- _STORED DATA_:
+++

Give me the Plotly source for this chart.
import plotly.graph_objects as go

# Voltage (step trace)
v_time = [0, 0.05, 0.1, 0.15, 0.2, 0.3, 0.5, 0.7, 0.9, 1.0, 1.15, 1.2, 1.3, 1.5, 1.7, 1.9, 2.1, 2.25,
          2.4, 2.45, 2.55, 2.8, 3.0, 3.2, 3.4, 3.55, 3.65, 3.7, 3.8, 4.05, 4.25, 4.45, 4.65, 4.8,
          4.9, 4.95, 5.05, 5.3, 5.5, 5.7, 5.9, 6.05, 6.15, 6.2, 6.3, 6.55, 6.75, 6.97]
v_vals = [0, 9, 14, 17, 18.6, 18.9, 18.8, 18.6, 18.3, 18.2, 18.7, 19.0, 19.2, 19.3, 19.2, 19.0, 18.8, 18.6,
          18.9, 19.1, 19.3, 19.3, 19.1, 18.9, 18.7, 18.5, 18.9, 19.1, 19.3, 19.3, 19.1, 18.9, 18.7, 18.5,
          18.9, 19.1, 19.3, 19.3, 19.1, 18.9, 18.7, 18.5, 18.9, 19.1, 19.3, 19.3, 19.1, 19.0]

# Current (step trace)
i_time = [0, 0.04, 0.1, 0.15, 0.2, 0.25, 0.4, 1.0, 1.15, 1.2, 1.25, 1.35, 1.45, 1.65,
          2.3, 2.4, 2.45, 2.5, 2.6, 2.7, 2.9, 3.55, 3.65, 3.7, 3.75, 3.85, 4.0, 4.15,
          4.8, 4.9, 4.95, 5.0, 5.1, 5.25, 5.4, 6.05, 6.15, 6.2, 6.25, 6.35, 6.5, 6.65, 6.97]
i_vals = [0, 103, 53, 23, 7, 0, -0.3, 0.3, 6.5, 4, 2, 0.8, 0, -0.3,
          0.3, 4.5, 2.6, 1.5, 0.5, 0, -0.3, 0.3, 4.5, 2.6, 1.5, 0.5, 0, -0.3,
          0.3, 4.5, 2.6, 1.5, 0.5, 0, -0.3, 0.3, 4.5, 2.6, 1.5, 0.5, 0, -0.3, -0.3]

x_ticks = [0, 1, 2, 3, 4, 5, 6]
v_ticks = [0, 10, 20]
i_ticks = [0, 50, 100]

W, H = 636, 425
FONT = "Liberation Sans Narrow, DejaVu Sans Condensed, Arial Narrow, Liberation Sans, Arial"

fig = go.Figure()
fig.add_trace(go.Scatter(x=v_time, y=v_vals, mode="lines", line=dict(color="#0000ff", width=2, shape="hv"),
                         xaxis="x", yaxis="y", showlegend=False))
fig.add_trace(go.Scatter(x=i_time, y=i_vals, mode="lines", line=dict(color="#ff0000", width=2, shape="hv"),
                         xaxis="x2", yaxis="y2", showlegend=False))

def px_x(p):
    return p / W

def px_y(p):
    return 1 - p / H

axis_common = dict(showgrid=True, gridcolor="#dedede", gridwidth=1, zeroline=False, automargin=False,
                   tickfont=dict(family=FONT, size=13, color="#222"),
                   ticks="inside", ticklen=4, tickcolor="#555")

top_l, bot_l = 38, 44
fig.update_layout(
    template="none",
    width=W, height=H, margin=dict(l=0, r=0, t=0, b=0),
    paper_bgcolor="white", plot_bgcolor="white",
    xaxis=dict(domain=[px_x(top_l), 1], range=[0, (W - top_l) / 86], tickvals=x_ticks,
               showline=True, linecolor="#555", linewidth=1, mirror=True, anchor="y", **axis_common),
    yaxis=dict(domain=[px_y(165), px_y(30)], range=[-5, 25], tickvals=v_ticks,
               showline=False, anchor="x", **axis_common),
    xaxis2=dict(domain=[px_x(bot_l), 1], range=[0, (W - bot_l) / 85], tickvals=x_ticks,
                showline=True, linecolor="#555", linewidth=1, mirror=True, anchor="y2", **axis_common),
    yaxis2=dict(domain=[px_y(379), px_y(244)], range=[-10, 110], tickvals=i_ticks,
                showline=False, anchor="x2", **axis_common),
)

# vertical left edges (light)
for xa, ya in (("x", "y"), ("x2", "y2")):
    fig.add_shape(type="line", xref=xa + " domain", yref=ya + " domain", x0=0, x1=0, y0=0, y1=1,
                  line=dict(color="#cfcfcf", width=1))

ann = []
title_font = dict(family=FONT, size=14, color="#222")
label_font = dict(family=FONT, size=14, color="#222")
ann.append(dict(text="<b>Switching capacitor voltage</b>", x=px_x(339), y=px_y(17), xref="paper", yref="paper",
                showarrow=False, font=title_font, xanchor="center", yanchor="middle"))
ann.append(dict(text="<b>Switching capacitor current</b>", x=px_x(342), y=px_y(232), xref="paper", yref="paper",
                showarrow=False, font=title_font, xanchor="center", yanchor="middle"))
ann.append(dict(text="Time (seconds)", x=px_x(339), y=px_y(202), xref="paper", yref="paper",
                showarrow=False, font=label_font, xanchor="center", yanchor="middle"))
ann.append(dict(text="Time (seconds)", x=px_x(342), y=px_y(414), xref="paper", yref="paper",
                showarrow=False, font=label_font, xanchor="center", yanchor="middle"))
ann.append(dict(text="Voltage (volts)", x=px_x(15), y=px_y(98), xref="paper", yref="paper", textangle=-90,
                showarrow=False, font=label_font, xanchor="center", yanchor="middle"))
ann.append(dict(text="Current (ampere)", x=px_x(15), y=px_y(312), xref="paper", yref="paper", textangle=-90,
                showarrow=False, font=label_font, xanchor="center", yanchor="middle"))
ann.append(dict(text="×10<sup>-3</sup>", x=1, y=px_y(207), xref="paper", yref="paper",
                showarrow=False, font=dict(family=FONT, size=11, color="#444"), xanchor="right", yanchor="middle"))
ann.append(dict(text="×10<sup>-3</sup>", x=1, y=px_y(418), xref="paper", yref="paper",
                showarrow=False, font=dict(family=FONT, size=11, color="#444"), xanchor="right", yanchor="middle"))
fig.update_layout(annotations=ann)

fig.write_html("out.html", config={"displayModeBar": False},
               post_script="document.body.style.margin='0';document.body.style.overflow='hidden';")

+++

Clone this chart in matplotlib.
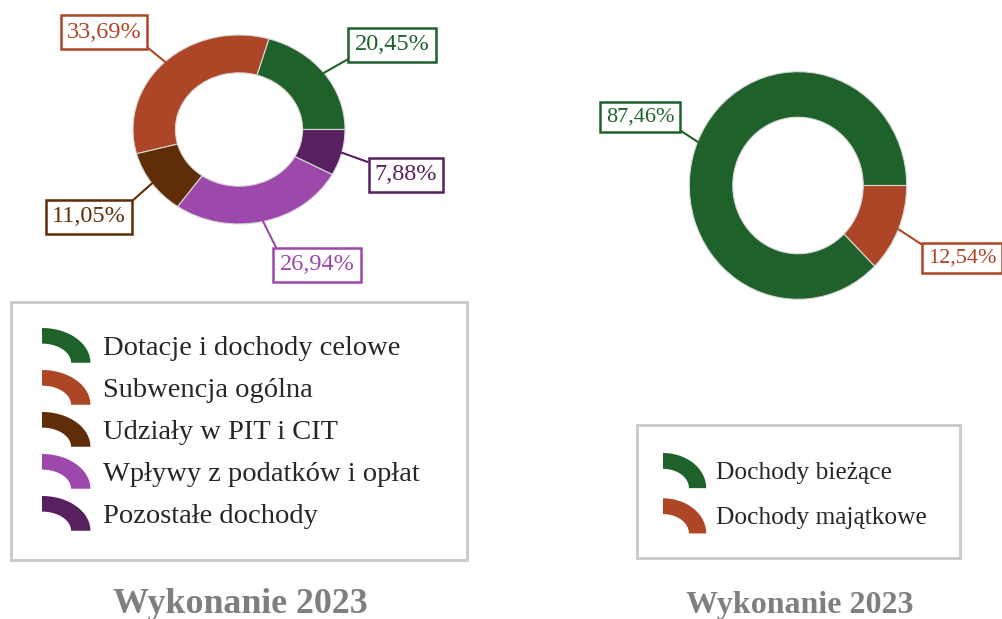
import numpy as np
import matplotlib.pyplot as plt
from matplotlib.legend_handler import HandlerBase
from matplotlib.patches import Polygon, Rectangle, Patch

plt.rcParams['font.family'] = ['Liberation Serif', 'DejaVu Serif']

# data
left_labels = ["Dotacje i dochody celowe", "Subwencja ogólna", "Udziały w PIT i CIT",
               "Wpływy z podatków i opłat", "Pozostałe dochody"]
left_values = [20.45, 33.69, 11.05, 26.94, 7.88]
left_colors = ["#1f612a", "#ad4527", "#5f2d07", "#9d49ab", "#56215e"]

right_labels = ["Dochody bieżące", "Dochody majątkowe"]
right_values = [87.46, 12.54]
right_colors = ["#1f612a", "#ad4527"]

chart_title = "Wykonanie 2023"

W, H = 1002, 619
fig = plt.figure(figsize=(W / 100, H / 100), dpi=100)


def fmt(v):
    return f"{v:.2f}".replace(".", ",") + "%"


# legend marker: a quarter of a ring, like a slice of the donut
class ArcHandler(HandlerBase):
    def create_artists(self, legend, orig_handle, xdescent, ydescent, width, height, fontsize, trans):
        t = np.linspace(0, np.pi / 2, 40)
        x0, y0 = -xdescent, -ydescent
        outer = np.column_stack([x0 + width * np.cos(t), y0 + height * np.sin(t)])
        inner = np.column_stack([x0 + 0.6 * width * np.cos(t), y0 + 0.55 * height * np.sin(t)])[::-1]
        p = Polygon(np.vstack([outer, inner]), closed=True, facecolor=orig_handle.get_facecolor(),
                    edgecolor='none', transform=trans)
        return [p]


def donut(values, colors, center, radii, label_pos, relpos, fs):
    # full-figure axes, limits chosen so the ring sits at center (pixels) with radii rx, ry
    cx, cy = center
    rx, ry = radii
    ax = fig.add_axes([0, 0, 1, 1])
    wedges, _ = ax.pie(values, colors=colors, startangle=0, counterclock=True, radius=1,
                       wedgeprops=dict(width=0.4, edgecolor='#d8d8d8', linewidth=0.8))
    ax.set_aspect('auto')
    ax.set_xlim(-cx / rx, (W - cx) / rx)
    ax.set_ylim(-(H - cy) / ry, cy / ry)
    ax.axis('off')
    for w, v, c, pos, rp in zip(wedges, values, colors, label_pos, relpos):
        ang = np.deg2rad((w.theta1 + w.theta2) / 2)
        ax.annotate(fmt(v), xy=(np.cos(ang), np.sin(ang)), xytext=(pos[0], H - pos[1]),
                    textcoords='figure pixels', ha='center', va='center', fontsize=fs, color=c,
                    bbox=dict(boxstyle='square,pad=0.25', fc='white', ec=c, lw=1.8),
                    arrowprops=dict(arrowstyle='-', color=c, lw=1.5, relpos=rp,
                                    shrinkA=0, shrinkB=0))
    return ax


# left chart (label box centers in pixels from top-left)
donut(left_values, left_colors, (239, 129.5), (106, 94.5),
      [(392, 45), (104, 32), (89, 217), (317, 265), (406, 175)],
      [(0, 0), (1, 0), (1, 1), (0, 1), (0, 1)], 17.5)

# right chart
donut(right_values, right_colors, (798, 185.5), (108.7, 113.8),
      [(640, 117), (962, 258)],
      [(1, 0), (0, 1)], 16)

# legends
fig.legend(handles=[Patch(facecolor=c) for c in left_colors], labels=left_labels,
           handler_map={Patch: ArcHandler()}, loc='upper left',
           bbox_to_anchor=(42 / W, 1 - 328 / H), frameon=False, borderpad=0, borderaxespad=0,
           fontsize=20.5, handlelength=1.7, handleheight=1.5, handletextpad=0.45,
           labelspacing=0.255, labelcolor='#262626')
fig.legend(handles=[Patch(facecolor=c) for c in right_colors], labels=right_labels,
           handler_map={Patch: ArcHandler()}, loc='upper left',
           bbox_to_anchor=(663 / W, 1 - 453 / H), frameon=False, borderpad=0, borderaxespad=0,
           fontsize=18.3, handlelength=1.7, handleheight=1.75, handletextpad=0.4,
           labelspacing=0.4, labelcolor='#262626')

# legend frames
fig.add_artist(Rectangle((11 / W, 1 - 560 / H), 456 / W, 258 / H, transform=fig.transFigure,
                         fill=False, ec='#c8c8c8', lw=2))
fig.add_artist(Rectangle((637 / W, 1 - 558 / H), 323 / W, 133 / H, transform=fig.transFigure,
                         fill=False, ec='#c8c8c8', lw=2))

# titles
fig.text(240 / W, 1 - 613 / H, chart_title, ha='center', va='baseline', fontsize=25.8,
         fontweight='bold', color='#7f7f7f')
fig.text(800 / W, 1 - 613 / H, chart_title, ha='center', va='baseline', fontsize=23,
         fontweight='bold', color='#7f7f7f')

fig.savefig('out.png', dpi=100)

+++

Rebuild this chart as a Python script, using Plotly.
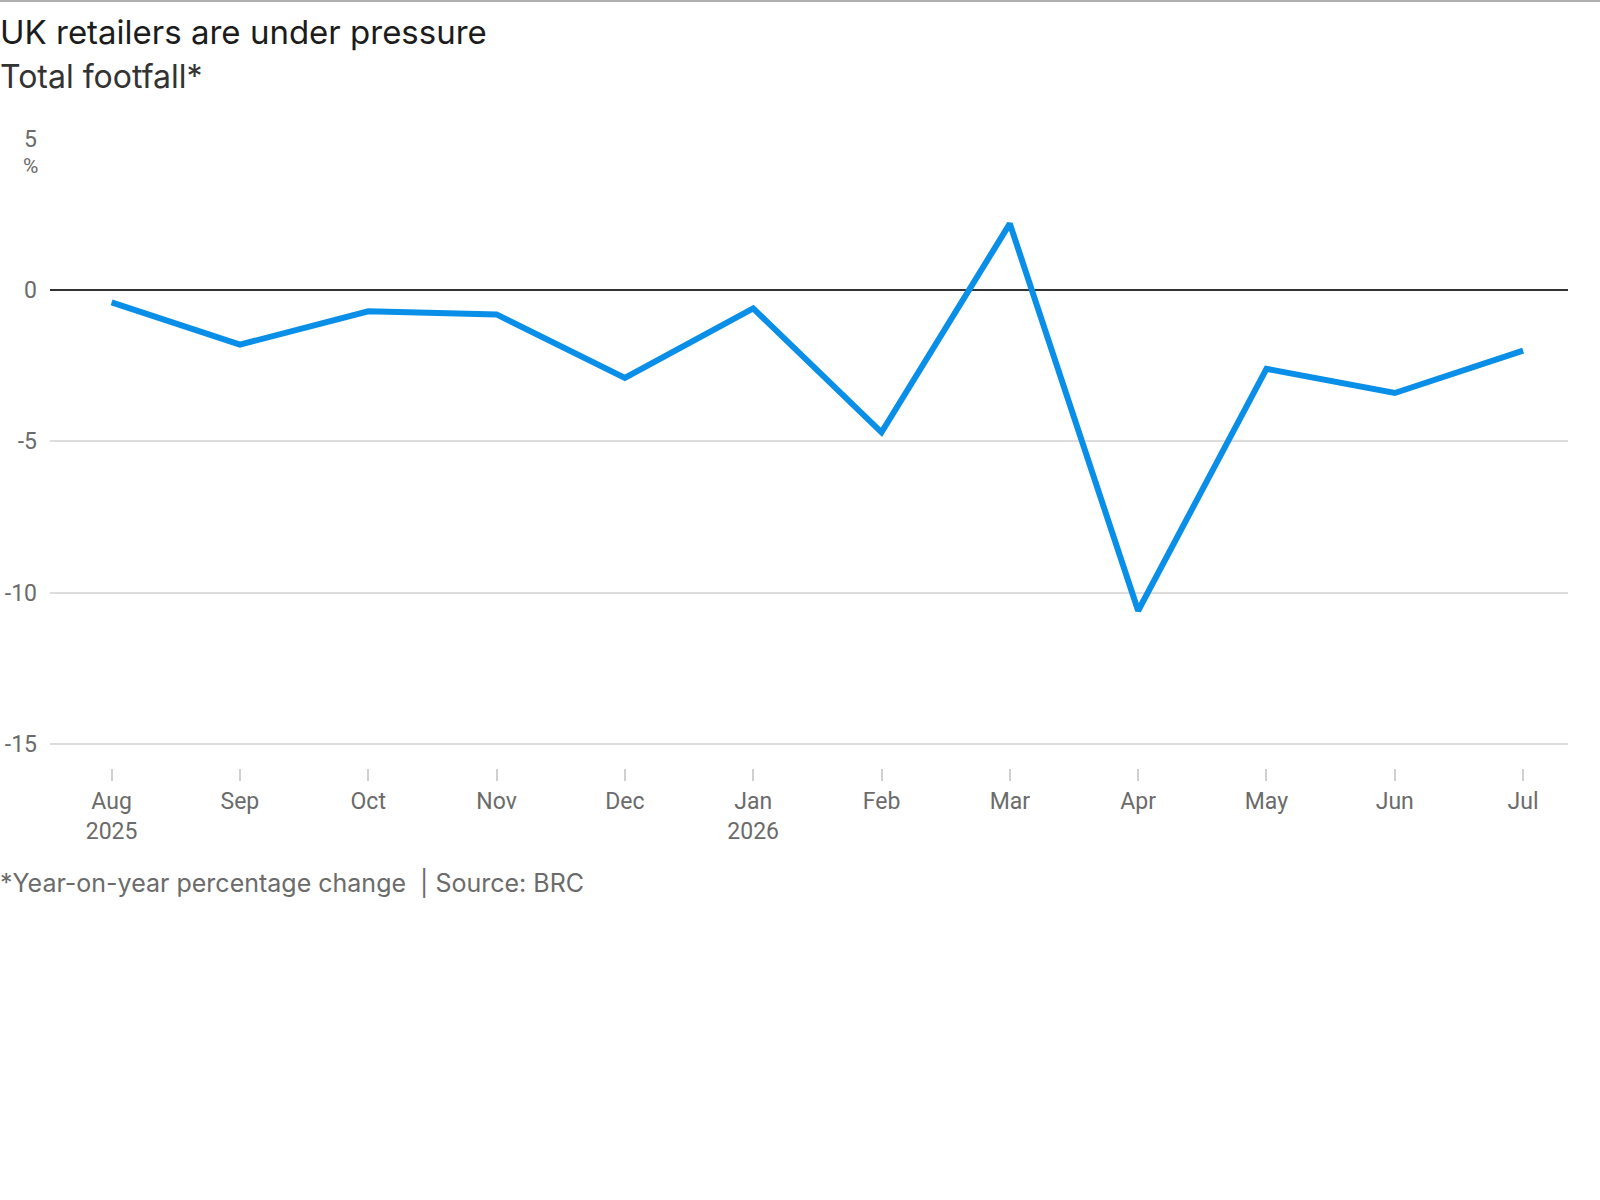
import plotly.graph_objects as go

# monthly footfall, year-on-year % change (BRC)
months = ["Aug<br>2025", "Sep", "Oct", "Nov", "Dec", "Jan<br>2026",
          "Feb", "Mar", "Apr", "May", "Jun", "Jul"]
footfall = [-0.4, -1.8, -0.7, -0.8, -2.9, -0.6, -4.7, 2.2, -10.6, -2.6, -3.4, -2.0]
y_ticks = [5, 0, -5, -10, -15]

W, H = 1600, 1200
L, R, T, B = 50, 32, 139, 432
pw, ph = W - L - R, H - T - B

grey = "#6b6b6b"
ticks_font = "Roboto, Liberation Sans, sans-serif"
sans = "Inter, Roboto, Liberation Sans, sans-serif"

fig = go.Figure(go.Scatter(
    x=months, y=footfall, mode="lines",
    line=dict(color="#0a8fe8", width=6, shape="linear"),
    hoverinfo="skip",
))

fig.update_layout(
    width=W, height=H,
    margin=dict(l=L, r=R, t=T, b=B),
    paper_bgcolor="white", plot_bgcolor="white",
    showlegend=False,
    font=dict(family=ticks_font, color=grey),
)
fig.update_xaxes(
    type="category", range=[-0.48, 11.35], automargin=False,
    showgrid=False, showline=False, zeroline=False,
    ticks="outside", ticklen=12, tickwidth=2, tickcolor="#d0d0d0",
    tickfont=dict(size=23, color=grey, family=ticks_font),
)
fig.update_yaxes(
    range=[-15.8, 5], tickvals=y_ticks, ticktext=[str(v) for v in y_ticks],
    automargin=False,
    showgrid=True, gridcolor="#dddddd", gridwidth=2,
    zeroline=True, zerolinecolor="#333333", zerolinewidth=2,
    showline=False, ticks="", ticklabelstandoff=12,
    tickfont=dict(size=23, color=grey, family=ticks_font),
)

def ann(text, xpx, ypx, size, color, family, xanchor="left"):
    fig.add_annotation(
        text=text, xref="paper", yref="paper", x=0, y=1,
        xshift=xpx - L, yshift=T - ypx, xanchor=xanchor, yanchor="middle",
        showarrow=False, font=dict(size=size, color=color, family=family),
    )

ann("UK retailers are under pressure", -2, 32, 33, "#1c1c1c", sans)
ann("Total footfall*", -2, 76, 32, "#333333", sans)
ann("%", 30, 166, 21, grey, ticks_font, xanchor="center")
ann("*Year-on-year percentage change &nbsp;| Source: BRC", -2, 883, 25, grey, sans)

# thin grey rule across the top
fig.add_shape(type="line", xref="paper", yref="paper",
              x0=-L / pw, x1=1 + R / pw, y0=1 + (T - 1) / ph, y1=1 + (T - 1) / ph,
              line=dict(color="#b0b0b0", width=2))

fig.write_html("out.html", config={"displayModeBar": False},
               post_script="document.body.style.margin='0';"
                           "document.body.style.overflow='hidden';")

+++

- _JOB_: All lines above from the one containing "Give me the Plotly source for this chart." to the one containing "Sans Narrow, DejaVu" must be repeated exactly, both lines included, and no others.

- _RESPONSE TO THIS EXERCISE_:
Give me the Plotly source for this chart.
import plotly.graph_objects as go

# Voltage (step trace)
v_time = [0, 0.05, 0.1, 0.15, 0.2, 0.3, 0.5, 0.7, 0.9, 1.0, 1.15, 1.2, 1.3, 1.5, 1.7, 1.9, 2.1, 2.25,
          2.4, 2.45, 2.55, 2.8, 3.0, 3.2, 3.4, 3.55, 3.65, 3.7, 3.8, 4.05, 4.25, 4.45, 4.65, 4.8,
          4.9, 4.95, 5.05, 5.3, 5.5, 5.7, 5.9, 6.05, 6.15, 6.2, 6.3, 6.55, 6.75, 6.97]
v_vals = [0, 9, 14, 17, 18.6, 18.9, 18.8, 18.6, 18.3, 18.2, 18.7, 19.0, 19.2, 19.3, 19.2, 19.0, 18.8, 18.6,
          18.9, 19.1, 19.3, 19.3, 19.1, 18.9, 18.7, 18.5, 18.9, 19.1, 19.3, 19.3, 19.1, 18.9, 18.7, 18.5,
          18.9, 19.1, 19.3, 19.3, 19.1, 18.9, 18.7, 18.5, 18.9, 19.1, 19.3, 19.3, 19.1, 19.0]

# Current (step trace)
i_time = [0, 0.04, 0.1, 0.15, 0.2, 0.25, 0.4, 1.0, 1.15, 1.2, 1.25, 1.35, 1.45, 1.65,
          2.3, 2.4, 2.45, 2.5, 2.6, 2.7, 2.9, 3.55, 3.65, 3.7, 3.75, 3.85, 4.0, 4.15,
          4.8, 4.9, 4.95, 5.0, 5.1, 5.25, 5.4, 6.05, 6.15, 6.2, 6.25, 6.35, 6.5, 6.65, 6.97]
i_vals = [0, 103, 53, 23, 7, 0, -0.3, 0.3, 6.5, 4, 2, 0.8, 0, -0.3,
          0.3, 4.5, 2.6, 1.5, 0.5, 0, -0.3, 0.3, 4.5, 2.6, 1.5, 0.5, 0, -0.3,
          0.3, 4.5, 2.6, 1.5, 0.5, 0, -0.3, 0.3, 4.5, 2.6, 1.5, 0.5, 0, -0.3, -0.3]

x_ticks = [0, 1, 2, 3, 4, 5, 6]
v_ticks = [0, 10, 20]
i_ticks = [0, 50, 100]

W, H = 636, 425
FONT = "Liberation Sans Narrow, DejaVu Sans Condensed, Arial Narrow, Liberation Sans, Arial"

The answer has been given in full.